Semiconductor physics

Goal: Semiconductors are fundamental materials for modern technologies. During the last century, the invention of the semiconductor devices enabled the first quantum revolution with the development of the microelectronics industry. Nowadays, researchers are pushing the semiconductor nanostructures to the quantum limit with the objective to produce a second revolution based on quantum information processing. This lecture describes the main electronic properties of the semiconductor materials and explains the working principle of basic electronic devices such as diodes and transistors.

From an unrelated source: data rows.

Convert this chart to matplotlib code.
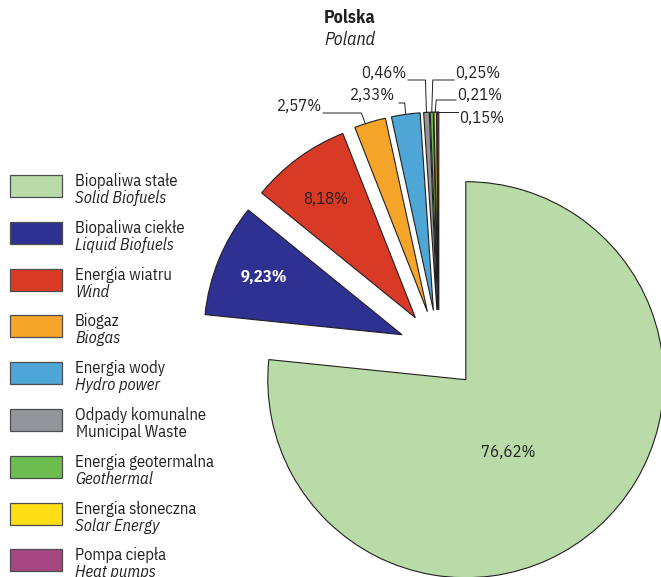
import math
import matplotlib
matplotlib.use("Agg")
import matplotlib.pyplot as plt
from matplotlib.patches import Rectangle
from matplotlib.lines import Line2D

# ---- data ----
labels_pl = ["Biopaliwa stałe", "Biopaliwa ciekłe", "Energia wiatru", "Biogaz",
             "Energia wody", "Odpady komunalne", "Energia geotermalna",
             "Energia słoneczna", "Pompa ciepła"]
labels_en = ["Solid Biofuels", "Liquid Biofuels", "Wind", "Biogas", "Hydro power",
             "Municipal Waste", "Geothermal", "Solar Energy", "Heat pumps"]
values = [76.62, 9.23, 8.18, 2.57, 2.33, 0.46, 0.25, 0.21, 0.15]
value_text = ["76,62%", "9,23%", "8,18%", "2,57%", "2,33%", "0,46%", "0,25%", "0,21%", "0,15%"]
colors = ["#b8dba8", "#2e3192", "#d93a26", "#f6a52b", "#4da6d5",
          "#939598", "#6bbd50", "#ffde17", "#a4467f"]

FONT = ["IBM Plex Sans Condensed", "DejaVu Sans"]
FS = 12
W, H = 661, 577

fig = plt.figure(figsize=(W / 100, H / 100), dpi=100)
ax = fig.add_axes([0, 0, 1, 1])

R = 198
wedges, _ = ax.pie(values, colors=colors, startangle=90, counterclock=False,
                   radius=R, center=(439, H - 350), explode=[40] * len(values),
                   wedgeprops=dict(edgecolor="#231f20", linewidth=0.8))
ax.set_xlim(0, W)
ax.set_ylim(0, H)
ax.set_aspect("equal")
ax.axis("off")

def py(y):
    return H - y

def arc_point(w, ang=None):
    if ang is None:
        ang = 0.5 * (w.theta1 + w.theta2)
    cx, cy = w.center
    return cx + w.r * math.cos(math.radians(ang)), cy + w.r * math.sin(math.radians(ang))

# inner labels
ax.text(508, py(452), value_text[0], fontsize=FS, family=FONT, color="#231f20",
        ha="center", va="center")
ax.text(264, py(277), value_text[1], fontsize=FS, family=FONT, color="white",
        fontweight="bold", ha="center", va="center")
ax.text(326, py(199), value_text[2], fontsize=FS, family=FONT, color="#231f20",
        ha="center", va="center")

# outer labels with leader lines: (index, elbow_y, text_x, text_y, ha)
lead = [
    (3, 113, 322, 106, "right"),
    (4, 103, 395, 95, "right"),
    (5, 80, 407, 73, "right"),
    (6, 80, 455, 73, "left"),
    (7, 100, 457, 95, "left"),
    (8, 112, 459, 118, "left"),
]
for idx, ey, tx, ty, ha in lead:
    w = wedges[idx]
    ang = 0.5 * (w.theta1 + w.theta2)
    if idx == 3:
        ang = w.theta1 + 0.65 * (w.theta2 - w.theta1)
    axp, ayp = arc_point(w, ang)
    if idx == 3:
        xs = [axp, axp - 4, tx + 1]
        ys = [ayp, py(ey), py(ey)]
    elif idx == 4:
        xs = [axp, axp - 1, tx + 4]
        ys = [ayp, py(ey), py(ey)]
    elif idx == 8:
        xs = [axp, tx - 1]
        ys = [ayp, ayp]
    else:
        ex = axp + (1 if ha == "left" else -1)
        xs = [axp, ex, tx + (-1 if ha == "left" else 1)]
        ys = [ayp, py(ey), py(ey)]
    ax.add_line(Line2D(xs, ys, color="#231f20", linewidth=0.7))
    ax.text(tx, py(ty), value_text[idx], fontsize=FS, family=FONT, color="#231f20",
            ha=ha, va="center")

# title
ax.text(350, py(18), "Polska", fontsize=13, family=FONT, fontweight="bold",
        color="#231f20", ha="center", va="center")
ax.text(350, py(40), "Poland", fontsize=13, family=FONT, style="italic",
        color="#231f20", ha="center", va="center")

# legend
top0 = 175
step = 46.8
for i in range(len(values)):
    top = top0 + i * step
    ax.add_patch(Rectangle((10, py(top + 22)), 52, 22, facecolor=colors[i],
                           edgecolor="#4d4d4f", linewidth=0.9))
    ax.text(75, py(top + 6), labels_pl[i], fontsize=FS, family=FONT,
            color="#231f20", ha="left", va="center")
    st = "normal" if i == 5 else "italic"
    ax.text(75 if i != 5 else 76, py(top + 23), labels_en[i], fontsize=FS, family=FONT,
            style=st, color="#231f20", ha="left", va="center")

fig.savefig("out.png", dpi=100)
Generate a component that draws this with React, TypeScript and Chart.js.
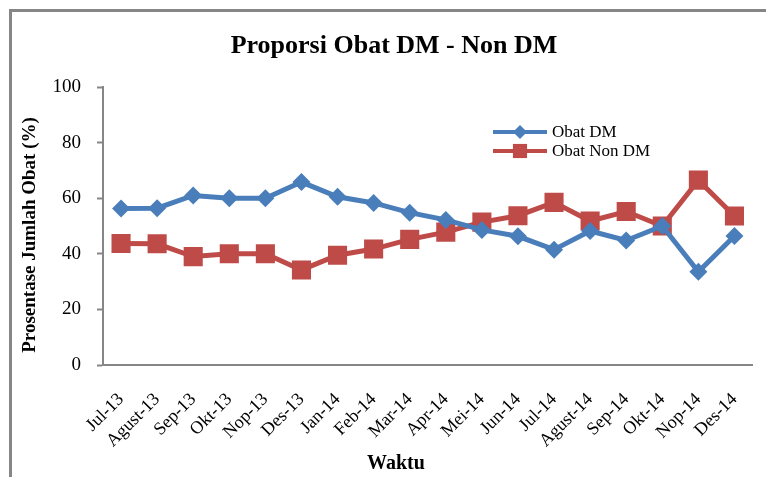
import React, { useEffect, useRef } from "react";
import { Chart, registerables } from "chart.js";

Chart.register(...registerables);

const categories = [
  "Jul-13", "Agust-13", "Sep-13", "Okt-13", "Nop-13", "Des-13",
  "Jan-14", "Feb-14", "Mar-14", "Apr-14", "Mei-14", "Jun-14",
  "Jul-14", "Agust-14", "Sep-14", "Okt-14", "Nop-14", "Des-14",
];
const obatDM = [56.3, 56.4, 61, 60, 60, 65.8, 60.5, 58.3, 54.8, 52.2, 48.6, 46.3, 41.5, 48.2, 44.8, 50, 33.5, 46.4];
const obatNonDM = [43.7, 43.6, 39, 40, 40, 34.2, 39.5, 41.7, 45.2, 47.8, 51.4, 53.7, 58.5, 51.8, 55.2, 50, 66.5, 53.6];
const yTicks = [0, 20, 40, 60, 80, 100];

const titleText = "Proporsi Obat DM - Non DM";
const yTitle = "Prosentase Jumlah Obat (%)";
const xTitle = "Waktu";
const seriesNames = ["Obat DM", "Obat Non DM"];

const BLUE = "#4A7EBB";
const RED = "#BE4B48";
const AXIS = "#868686";
const FONT = "'Liberation Serif', 'Times New Roman', serif";

const decorPlugin = {
  id: "decor",
  beforeDraw(chart: any) {
    const ctx = chart.ctx;
    ctx.save();
    ctx.fillStyle = "#ffffff";
    ctx.fillRect(0, 0, chart.width, chart.height);
    ctx.strokeStyle = AXIS;
    ctx.lineWidth = 3;
    ctx.beginPath();
    ctx.moveTo(10.5, chart.height + 5);
    ctx.lineTo(10.5, 10.5);
    ctx.lineTo(chart.width + 5, 10.5);
    ctx.stroke();
    ctx.restore();
  },
  afterDraw(chart: any) {
    const ctx = chart.ctx;
    ctx.save();
    ctx.fillStyle = "#000";
    ctx.textAlign = "center";
    ctx.textBaseline = "middle";
    ctx.font = `bold 26px ${FONT}`;
    ctx.fillText(titleText, 394, 46);
    ctx.font = `bold 20px ${FONT}`;
    ctx.fillText(xTitle, 396, 464);
    ctx.save();
    ctx.translate(30, 235);
    ctx.rotate(-Math.PI / 2);
    ctx.font = `bold 19px ${FONT}`;
    ctx.fillText(yTitle, 0, 0);
    ctx.restore();

    // legend
    const items = [
      { name: seriesNames[0], color: BLUE, style: "rectRot", r: 7, y: 132 },
      { name: seriesNames[1], color: RED, style: "rect", r: 10, y: 151 },
    ];
    ctx.font = `17px ${FONT}`;
    ctx.textAlign = "left";
    for (const it of items) {
      ctx.strokeStyle = it.color;
      ctx.lineWidth = 4;
      ctx.beginPath();
      ctx.moveTo(493, it.y);
      ctx.lineTo(547, it.y);
      ctx.stroke();
      ctx.fillStyle = it.color;
      ctx.beginPath();
      if (it.style === "rectRot") {
        ctx.moveTo(520, it.y - it.r);
        ctx.lineTo(520 + it.r, it.y);
        ctx.lineTo(520, it.y + it.r);
        ctx.lineTo(520 - it.r, it.y);
        ctx.closePath();
      } else {
        const s = it.r * Math.SQRT1_2;
        ctx.rect(520 - s, it.y - s, 2 * s, 2 * s);
      }
      ctx.fill();
      ctx.fillStyle = "#000";
      ctx.fillText(it.name, 552, it.y + 1);
    }
    ctx.restore();
  },
};

export default function App() {
  const ref = useRef<HTMLCanvasElement | null>(null);
  useEffect(() => {
    if (!ref.current) return;
    const chart = new Chart(ref.current, {
      type: "line",
      data: {
        labels: categories,
        datasets: [
          {
            label: seriesNames[0],
            data: obatDM,
            borderColor: BLUE,
            backgroundColor: BLUE,
            borderWidth: 5,
            pointStyle: "rectRot",
            pointRadius: 9,
            pointBorderWidth: 0,
            pointBackgroundColor: BLUE,
            pointBorderColor: BLUE,
            tension: 0,
          },
          {
            label: seriesNames[1],
            data: obatNonDM,
            borderColor: RED,
            backgroundColor: RED,
            borderWidth: 5,
            pointStyle: "rect",
            pointRadius: 13.5,
            pointBorderWidth: 0,
            pointBackgroundColor: RED,
            pointBorderColor: RED,
            tension: 0,
          },
        ],
      },
      options: {
        animation: false,
        responsive: false,
        maintainAspectRatio: false,
        layout: { padding: { top: 87, right: 9, left: 0, bottom: 0 } },
        plugins: {
          legend: { display: false },
          title: { display: false },
          tooltip: { enabled: false },
        },
        scales: {
          x: {
            type: "category",
            offset: true,
            grid: { display: false, drawTicks: false },
            border: { display: true, color: AXIS, width: 2 },
            ticks: {
              color: "#000",
              font: { family: FONT, size: 18 },
              maxRotation: 45,
              minRotation: 45,
              autoSkip: false,
              padding: 24,
            },
            afterFit: (s: any) => {
              s.height = 477 - 365;
              s.paddingLeft = 0;
              s.paddingRight = 0;
            },
          },
          y: {
            min: 0,
            max: 100,
            afterBuildTicks: (s: any) => {
              s.ticks = yTicks.map((v) => ({ value: v }));
            },
            grid: {
              display: true,
              drawOnChartArea: false,
              drawTicks: true,
              tickLength: 6,
              tickColor: AXIS,
              tickWidth: 2,
            },
            border: { display: true, color: AXIS, width: 2 },
            ticks: {
              color: "#000",
              font: { family: FONT, size: 19 },
              padding: 16,
            },
            afterFit: (s: any) => {
              s.width = 103;
              s.paddingTop = 0;
              s.paddingBottom = 0;
            },
          },
        },
      },
      plugins: [decorPlugin],
    } as any);
    return () => chart.destroy();
  }, []);
  return (
    <div style={{ position: "absolute", left: 0, top: 0, width: 766, height: 477, overflow: "hidden", background: "#fff" }}>
      <canvas ref={ref} width={766} height={477} style={{ display: "block" }} />
    </div>
  );
}
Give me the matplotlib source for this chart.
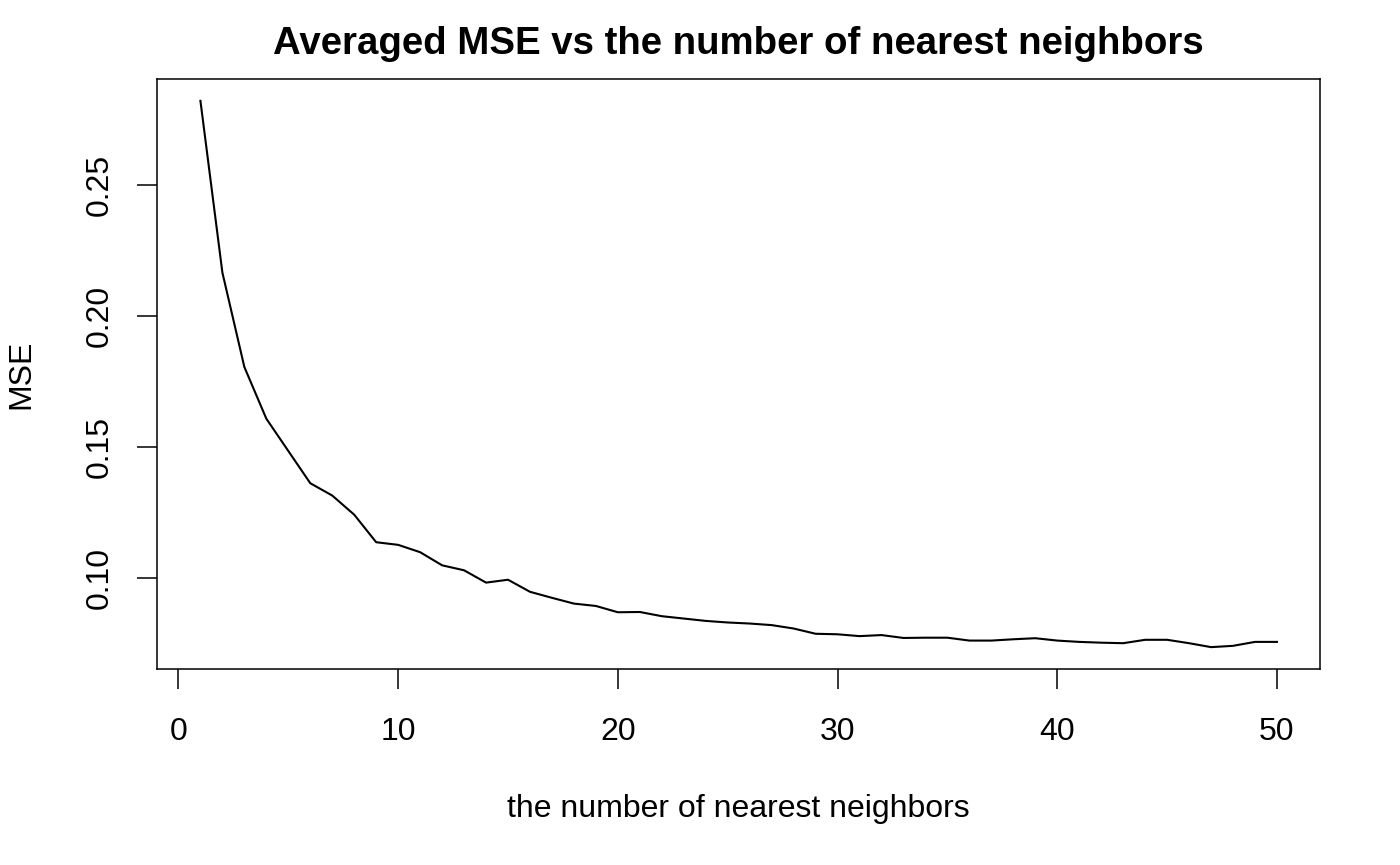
import numpy as np
import matplotlib
matplotlib.use("Agg")
from matplotlib import pyplot as plt

plt.rcParams['font.family'] = ['Liberation Sans', 'DejaVu Sans']

k = np.arange(1, 51)
mse = [0.2820, 0.2165, 0.1805, 0.1608, 0.1485, 0.1362, 0.1315, 0.1242, 0.1137, 0.1127,
       0.1099, 0.1049, 0.1030, 0.0983, 0.0994, 0.0948, 0.0925, 0.0903, 0.0894, 0.0870,
       0.0871, 0.0855, 0.0846, 0.0837, 0.0831, 0.0827, 0.0821, 0.0808, 0.0788, 0.0786,
       0.0779, 0.0783, 0.0772, 0.0773, 0.0773, 0.0762, 0.0762, 0.0767, 0.0771, 0.0762,
       0.0757, 0.0754, 0.0752, 0.0765, 0.0765, 0.0752, 0.0737, 0.0742, 0.0757, 0.0757]

xticks = [0, 10, 20, 30, 40, 50]
yticks = [0.10, 0.15, 0.20, 0.25]

fig = plt.figure(figsize=(14, 8.65), dpi=100)
ax = fig.add_axes([0.1124, 0.2266, 0.8305, 0.6821])
ax.plot(k, mse, color='black', linewidth=1.5)

# R style: 4% padding on both axes
xpad = (max(k) - min(k)) * 0.04
ypad = (max(mse) - min(mse)) * 0.04
ax.set_xlim(min(k) - xpad, max(k) + xpad)
ax.set_ylim(min(mse) - ypad, max(mse) + ypad)

ax.set_xticks(xticks)
ax.set_yticks(yticks)
ax.set_xticklabels([str(t) for t in xticks])
ax.set_yticklabels(['%.2f' % t for t in yticks], rotation=90, va='center')
ax.tick_params(length=14.4, width=1.1, labelsize=23, color='black')
ax.tick_params(axis='x', pad=20)
ax.tick_params(axis='y', pad=16)
for s in ax.spines.values():
    s.set_linewidth(1.1)

ax.set_title('Averaged MSE vs the number of nearest neighbors',
             fontsize=27.6, fontweight='bold', pad=18)
ax.set_xlabel('the number of nearest neighbors', fontsize=23, labelpad=34)
ax.set_ylabel('MSE', fontsize=23, labelpad=35)

fig.savefig('out.png', dpi=100)
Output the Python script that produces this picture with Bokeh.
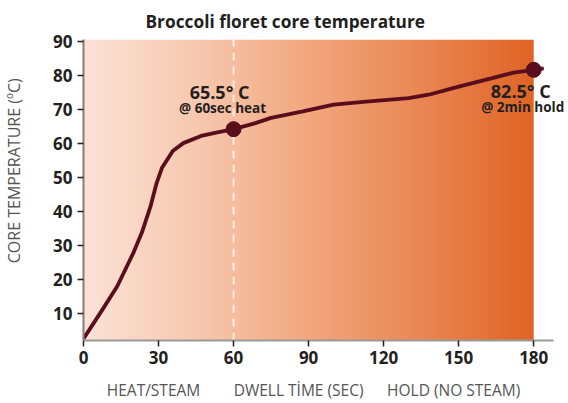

The objective is to give the students the ability to analyze various semiconductor configurations invloving doping, gating, illumination, voltage bias, and to calculate physical quantities such as carrier concentrations, electrostatic potentials, and electrical currents.

Content
  • electronic structure : crystal, energy bands, holes, effective mass, density of states.
  • free carrier population : thermal equilibrium, chemical doping, degenerate limit.
  • weak non-equilibrium transport : diffusion, conduction, Hall effect.
  • light-induced effects : generation, recombination, light emission, heat dissipation.
  • electrostatics : self-consistent equations, screening, depletion.
  • pn junctions : space charge region, carrier injection, diffusion currents, photodiode.
  • metal-semiconductor contacts : work function, Schottky barrier, ohmic contact.
  • metal-oxide-semiconductor devices : capacitors, field-effect transistors.
Labwork: microfabrication and electrical characterization of a semiconductor device in the cleanroom facility of the CIME-Nanotech.

Prerequisites: solid-state physics, statistical physics, quantum physics.